Back at Pleasant Grove Junior High, Johnston and Bushman said they've seen that transformation firsthand.

For the Anne Frank lesson, students worked in groups and typed answers on a shared Google document projected on the screen that showed the classroom edits in real time.

As the document filled with text, Johnston would highlight exceptional work, simultaneously offering praise to a student while giving peers a standard for which to aim.

"I love the fact that students can see each other's work," she said. "It makes a difference in the quality."

No going back • At Salt Lake City's Newman Elementary this month, a fifth-grade class used iPads and the video-editing program iMovie to create movie trailers about magnets.

Brooklyn Booth finished her assignment quickly, and then kept herself occupied by playing one of educational apps installed on the device.

She said a program called ST Math is her favorite, because it uses images rather than text to present problems.

"It doesn't tell you how to do it," she said. "It makes you learn how to do it."

Booth's teacher, Angelique Morrill, has used the iPads for two years and said she prefers them to laptop and desktop computers. Each device is ensconced in a protective rubber case with a handle that doubles as a stand.

"They carry them to other classrooms and use them in the library," Morrill said. "They're really easy to move around."

At the end of class, Booth and her classmates stored the iPads in a locked cabinet.

"They were thinking about letting us take them [home]," Booth said. "But if we didn't bring them back, they'd be lost and we'd get in trouble."
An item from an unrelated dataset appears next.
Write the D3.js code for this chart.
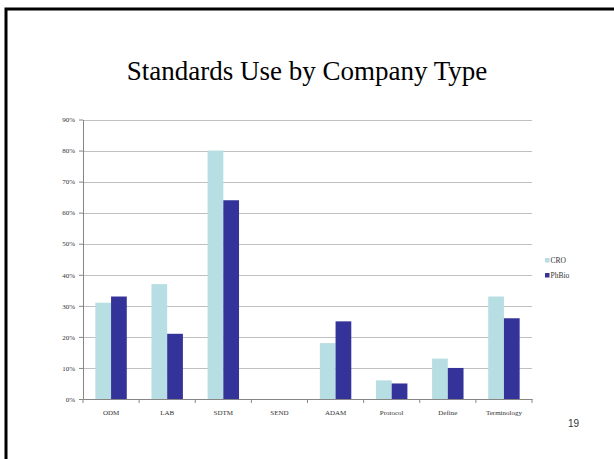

In addition to the initial purchasing costs, one-to-one programs require ongoing funding to replace devices that are lost, stolen, broken or succumb to wear and tear.

That leads many administrators to decide that the devices remain behind when students head home at day's end.

It can create a disconnect between digital classwork and analog homework, Edman said, but reduces the liability for expensive hardware.

"For now, we're keeping those in the classroom," he said. "There's a lot of additional considerations when you start to work with students taking them home."

After two years, Morrill said, she hasn't lost a single iPad to damage or misplacement.

Alpine needed to replace a few defective Chromebooks, Edman said, but so far students have been respectful and careful with the technology.

"From what I understand," he said, "we haven't had any that have been damaged by a student."

Damage aside, the relatively short life of learning technology is part of the high cost of one-to-one initiatives, Gaisford said.

Of the $100 million requested for Essential Elements, $50 million would be a one-time appropriation, with the remaining $50 million repeating each year.

"One-time funding buys a lot of things," Gaisford said, "but it doesn't sustain them."

Edman said Alpine's pilot program could be expanded if funding were available, but is intended to continue at least for the three schools currently participating.

The schools may need to provide matching funds to replace and update the Chromebooks, he said, but it would be challenging to ask teachers to revert to technology-free classrooms.

"This is the way that things are done now at these schools," he said.

Johnston is aware that the Chromebooks may not be permanent, but her plan is to enjoy them while they last.

It would be hard to lose the technology, she said, but teachers would adapt the same way they did when the devices were introduced.

Morrill's students still use paper and pencil on many assignments, particularly in math, so that she can see their work.

But, she said, it would be hard to go back to a technology-free classroom after adapting to learning devices.

"You can see that the students are involved and excited and want to use the technology to show what they know."